= Secondary products revolution =

Widespread and broadly contemporaneous set of innovations in Old World farming

Andrew Sherratt's model of a secondary products revolution involved a widespread and broadly contemporaneous set of innovations in Old World farming. The use of domestic animals for primary carcass products (meat) was broadened from the 4th–3rd millennia BCE (c. Middle Chalcolithic) to include exploitation for renewable 'secondary' products: milk, wool, traction (the use of animals to drag ploughs in agriculture), riding and pack transport.

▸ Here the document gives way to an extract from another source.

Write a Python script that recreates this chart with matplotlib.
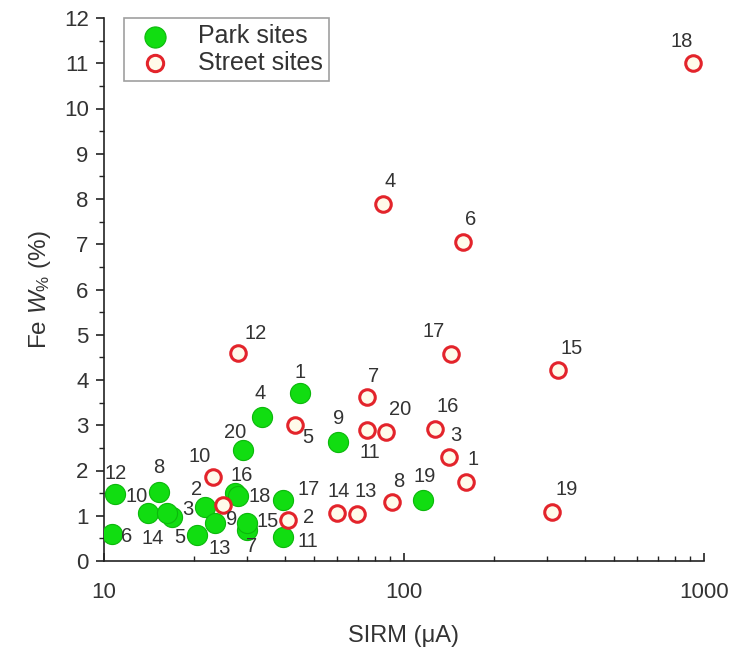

The SPR model incorporates two key elements:
1. the discovery and diffusion of secondary products innovations
2. their systematic application, leading to a transformation of Eurasian economy and society

Many of these innovations first appeared in the Near East during the fourth millennium BCE and spread to Europe and the rest of Asia soon afterwards. They appeared in Europe by the beginning of the third millennium BCE. These innovations became available in Europe due to the westwards diffusion of new species (horse, donkey), breeds (e.g. woolly sheep), technology (wheel, ard) and technological knowledge (e.g. ploughing). Their adoption can be understood in terms of pastoralism, plough agriculture and animal-based transport facilitating marginal agricultural colonisation and settlement nucleation. Ultimately it was revolutionary in terms of both origins and consequences.

However, both the dating and significance of the archaeological evidence cited by Sherratt (and thus the validity of the model) have been questioned by several archaeologists. The dangers of dating the innovations on the basis of evidence such as iconography and waterlogged organic remains with restricted chronological and geographical availability have been pointed out. Sherratt has himself acknowledged that such dates provide a terminus ante quem for the invention of milking and ploughing.

Direct evidence for how domestic animals were exploited in later prehistoric Europe has grown substantially, in quantity and diversity, since 1981. Initially the concepts of the SPR were tested by analysing the appearance of certain artefact types (e.g. ploughs, wheeled vehicles). By the middle 1980s the most common means of testing the model derived from the more ubiquitous faunal (zooarchaeological) assemblages, through which mortality patterns, herd management and traction-related arthropathies were utilized to confirm or reject the SPR model. Many zooarchaeological studies in both the Near East and Europe have confirmed the veracity of the model.

However the detection of milk residues in ceramic vessels is now considered the most promising means of detecting the origins of milking. Discovery of such residues has pushed back the earliest date for milking into the Neolithic. A study of more than 2,200 pottery vessels from sites in the Near East and Southeastern Europe indicated that milking had its origins in northwestern Anatolia. Milk residues had already been found in vessels from the British Neolithic, but farming arrived in Britain late (c. 4000 BCE).

The seeming contradiction between the zooarchaeological and residue studies appears to be a matter of scale. The residues indicate that milking may have played a role in domestic animal exploitation from the later Neolithic. The zooarchaeological studies indicate that there was a massive change in the scale of such production strategies during the Chalcolithic and Bronze Age.